The pertinent statute relating to actions for validation of obligations, Title 7, § 171, supra, provides in part as follows:

"* * * Prior to the hearing of said cause, the register of said court shall publish in a newspaper published in the unit once each week for at least three weeks before the hearing, the first publication to be at least eighteen days before such hearing, a notice addressed to the taxpayers and citizens of such unit requiring them, at the time and place specified in the order providing for the hearing of such cause, to show cause, if any they have, why said obligations and the tax or other means provided for their payment should not be validated and confirmed * * *."

Here, the first notice of the hearing was published in The Cleburne News on November 26, 1970. The hearing was set for, and held on, December 14, 1970. Appellants contend that holding the hearing on December 14, 1970, was premature because it was not held at least eighteen days after the publication.

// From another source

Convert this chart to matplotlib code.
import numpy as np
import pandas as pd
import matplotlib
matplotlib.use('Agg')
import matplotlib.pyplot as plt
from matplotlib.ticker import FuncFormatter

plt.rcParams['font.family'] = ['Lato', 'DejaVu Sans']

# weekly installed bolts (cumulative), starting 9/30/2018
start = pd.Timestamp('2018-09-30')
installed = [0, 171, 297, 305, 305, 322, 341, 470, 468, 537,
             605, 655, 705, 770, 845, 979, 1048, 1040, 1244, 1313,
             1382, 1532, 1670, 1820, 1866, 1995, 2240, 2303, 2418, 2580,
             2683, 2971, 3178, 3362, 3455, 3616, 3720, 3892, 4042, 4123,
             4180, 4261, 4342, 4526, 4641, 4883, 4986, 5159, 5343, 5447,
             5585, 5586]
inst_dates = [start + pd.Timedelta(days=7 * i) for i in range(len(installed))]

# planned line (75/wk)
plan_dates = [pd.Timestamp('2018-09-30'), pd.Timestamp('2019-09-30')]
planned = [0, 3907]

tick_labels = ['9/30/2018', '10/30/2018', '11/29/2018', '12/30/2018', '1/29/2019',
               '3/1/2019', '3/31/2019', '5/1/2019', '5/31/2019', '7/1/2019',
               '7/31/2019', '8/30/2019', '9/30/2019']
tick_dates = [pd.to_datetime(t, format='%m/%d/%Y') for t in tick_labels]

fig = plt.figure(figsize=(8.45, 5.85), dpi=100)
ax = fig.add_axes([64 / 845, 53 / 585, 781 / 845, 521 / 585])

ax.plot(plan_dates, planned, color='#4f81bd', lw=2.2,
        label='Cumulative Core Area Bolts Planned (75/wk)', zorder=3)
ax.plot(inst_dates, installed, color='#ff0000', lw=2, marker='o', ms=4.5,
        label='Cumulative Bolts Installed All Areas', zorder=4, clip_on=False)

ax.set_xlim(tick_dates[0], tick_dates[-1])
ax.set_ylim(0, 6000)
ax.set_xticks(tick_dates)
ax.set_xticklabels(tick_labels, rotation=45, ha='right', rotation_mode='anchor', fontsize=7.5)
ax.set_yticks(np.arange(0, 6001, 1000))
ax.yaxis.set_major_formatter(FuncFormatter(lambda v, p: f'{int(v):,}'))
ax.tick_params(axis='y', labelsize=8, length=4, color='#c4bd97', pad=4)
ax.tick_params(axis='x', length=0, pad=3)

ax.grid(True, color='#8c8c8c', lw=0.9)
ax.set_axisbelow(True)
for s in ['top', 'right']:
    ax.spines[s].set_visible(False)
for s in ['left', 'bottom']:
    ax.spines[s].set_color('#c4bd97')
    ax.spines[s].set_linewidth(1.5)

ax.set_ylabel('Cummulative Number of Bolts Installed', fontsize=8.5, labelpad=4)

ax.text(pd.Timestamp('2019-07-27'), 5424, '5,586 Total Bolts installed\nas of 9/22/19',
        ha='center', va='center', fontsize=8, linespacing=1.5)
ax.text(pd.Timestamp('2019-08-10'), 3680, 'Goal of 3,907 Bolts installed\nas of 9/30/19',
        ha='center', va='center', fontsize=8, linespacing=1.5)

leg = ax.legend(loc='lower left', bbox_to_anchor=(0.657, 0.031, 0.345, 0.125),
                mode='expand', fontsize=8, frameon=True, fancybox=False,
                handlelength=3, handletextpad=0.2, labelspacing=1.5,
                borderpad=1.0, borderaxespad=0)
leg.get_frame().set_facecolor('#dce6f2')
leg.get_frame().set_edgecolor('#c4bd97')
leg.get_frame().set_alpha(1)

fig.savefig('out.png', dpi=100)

It is their position that the Code section above quoted requires that the first day (the day notice is given) and the last day (the day of the hearing) should both be excluded in computing the eighteen day period. Appellees, on the other hand, argue that the notice was given at least eighteen days prior to the hearing and that in computing this time period, either the first day or the last day should be excluded and the other included.

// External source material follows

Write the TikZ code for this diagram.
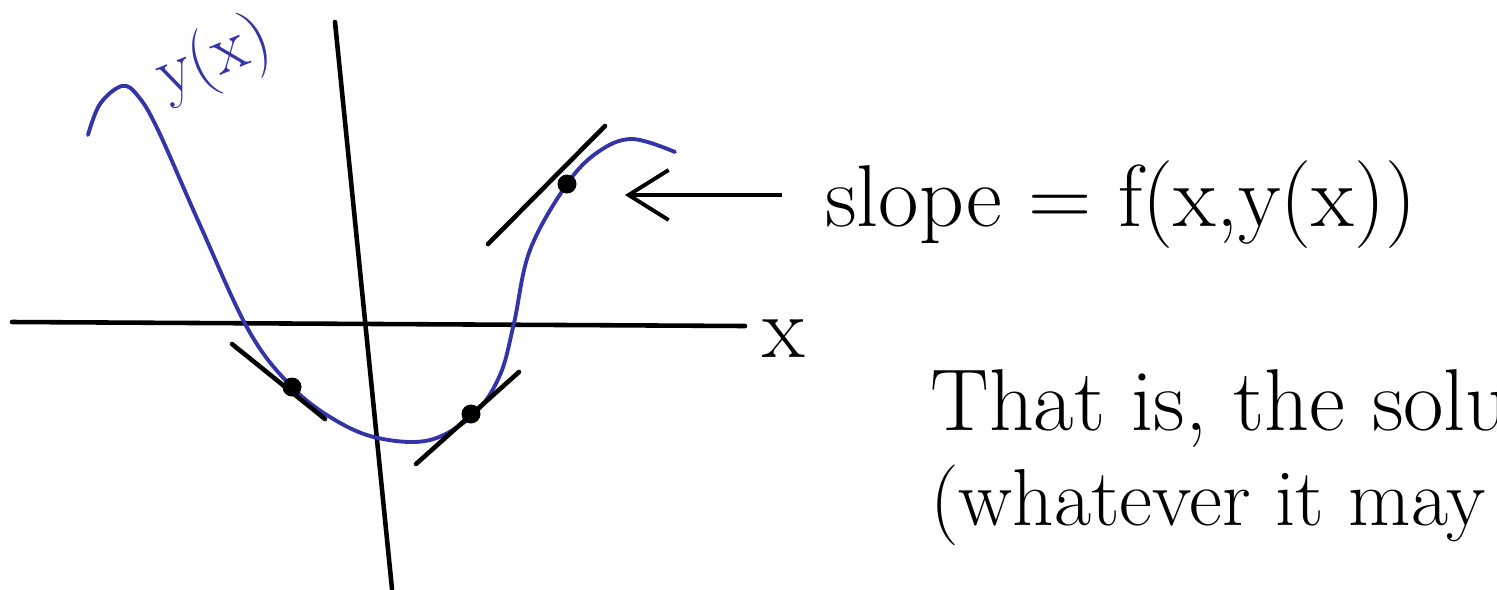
\documentclass[tikz,border=0pt]{standalone}
\usepackage{tikz}
\usetikzlibrary{arrows.meta,positioning}
\definecolor{penblue}{RGB}{52,52,168}

\begin{document}
\begin{tikzpicture}[x=0.02cm, y=-0.02cm, >={Straight Barb[length=0.8cm,width=1cm]},
    axisline/.style={line width=2.6pt, line cap=round},
    tangentline/.style={line width=2.6pt, line cap=round},
    curveline/.style={line width=2.2pt, draw=penblue, line cap=round},
    hand/.style={font=\fontsize{50}{60}\selectfont, inner sep=0pt, anchor=base west}]
    % Canvas
    \useasboundingbox (0,0) rectangle (1497,589);
    \clip (0,0) rectangle (1497,589);

    % Axes
    \draw[axisline] (12,322) -- (745,326);
    \draw[axisline] (335,22) -- (392,589);
    \node[hand] (xlabel) at (762,357) {x};

    % Solution curve
    \draw[curveline] plot[smooth, tension=0.6] coordinates {(88,135) (100,104) (122,86) (138,96) (158,130)
        (200,225) (249,331) (292,387) (335,420) (378,438) (430,440) (474,414) (500,375)
        (514,323) (530,250) (567,184) (598,152) (632,139) (675,152)};
    \node[font=\fontsize{40}{48}\selectfont, penblue, rotate=22, inner sep=0pt, anchor=base west] (ylabel) at (166,98) {y(x)};

    % Points and tangent lines
    \coordinate (p1) at (292,387);
    \coordinate (p2) at (471,414);
    \coordinate (p3) at (567,184);
    \draw[tangentline] (232,344) -- (325,419);
    \draw[tangentline] (416,464) -- (519,372);
    \draw[tangentline] (488,244) -- (605,126);
    \foreach \p in {p1,p2,p3}
        \fill (\p) circle[radius=0.19cm];

    % Slope label
    \coordinate (tip) at (625,195);
    \node[hand] (slope) at (825,226) {slope = f(x,y(x))};
    \draw[->, line width=2.2pt, shorten <=0.86cm] (tip -| slope.west) -- (tip);

    % Text below
    \node[hand] (line1) at (930,430) {That is, the solution};
    \node[hand, font=\fontsize{46}{55}\selectfont] (line2) at (930,525) {(whatever it may be)};
\end{tikzpicture}
\end{document}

For more than a hundred years, our decisions have declared the general rule to be that in computing the number of days specified in a statute before an event is to take place, either the first or the last day is included in the computation, except when the statute requires a specific number of entire days to intervene, in which case, both are excluded. Garner Nevill v. Johnson, 22 Ala. 494 (1853); see also, Owen v. Slatter, 26 Ala. 547 (1855).1 In practice, the rule developed to exclude the first day and include the last day in the computation. Richter v. State, 156 Ala. 127, 47 So. 163 (1908); Ex parte Register, 257 Ala. 408, 60 So.2d 41 (1952). The rule, as codified, is found in Title 1, § 12, Code of Alabama 1940, which provides in part:

"Time within which any act is provided by law to be done must be computed by excluding the first day and including the last. * * *"

*118

Appellants suggest that the statute (Title 7, § 171, supra) requires eighteen entire days to intervene between the first notice and the hearing. In support of this theory they cite Owen v. Slatter, supra, and Sims v. Sims, 210 Ala. 465,98 So. 462 (1923). However, we rejected such an interpretation in the later case of Ex parte Register, supra. There, the Code section being considered (Title 17, § 120, Code of Alabama 1940) concerned the appointment of election officers and provided that the appointing board shall make the appointment "* * * not more than twenty nor less than fifteen days before 'the holding of any election'. * * *" The election date was May 6, 1952. In computing the fifteen and twenty day periods, the court included May 6, 1952, as the last day of the time period. The court remarked:

"* * * The law does not use the term entire days in this connection, but only twenty and fifteen days before the election. The above method of computing such period has been adopted where entire days or their equivalent are not used. * * *"

The court went on to discuss the import of the decision in Owen v. Slatter, supra, and cast some doubt on certain aspects of the opinion in Sims v. Sims, supra, saying:

"* * * In Garner v. Johnson, 22 Ala. 494, and Owen v. Slatter, 26 Ala. 547, a distinction is drawn when the statute requires a certain number of 'entire days.' It is doubtful if this principle was properly applied in Sims v. Sims, 210 Ala. 465, 98 So. 462. * * *"

We think the correct rule to be applied in the case at bar is that enunciated in Ex parte Register, supra, and in Richter v. State, supra. In Richter, the statute under consideration required thirty days notice by advertisement in a newspaper of a special term of court. The newspaper containing the notice was dated January 3, 1908 and was distributed through the mails on January 4, 1908. The special term of court was called to convene on February 3, 1908. In concluding that the notice was timely, the court stated:

"The rule is established in this and other jurisdictions that, when a notice of so many days is required before a certain thing is to be done, the first day is excluded and the last included, so that if the act be done on the last day it is sufficient. * * *"

Applying this principle to the facts before us, it is evident that the eighteen days notice required by the statute was met. The first day, November 26, 1970 (the day of notice), is excluded from the computation, while the last day, December 14, 1970 (the day of the hearing), is included. It follows then that the trial court was correct in overruling the appellants' plea in abatement, motion to quash notice, and demurrer.

Affirmed.

HEFLIN, C. J. and SIMPSON, COLEMAN and McCALL, JJ., concur.

1 Such is also the general rule in most other jurisdictions. See Anno. 98 A.L.R.2d 1331.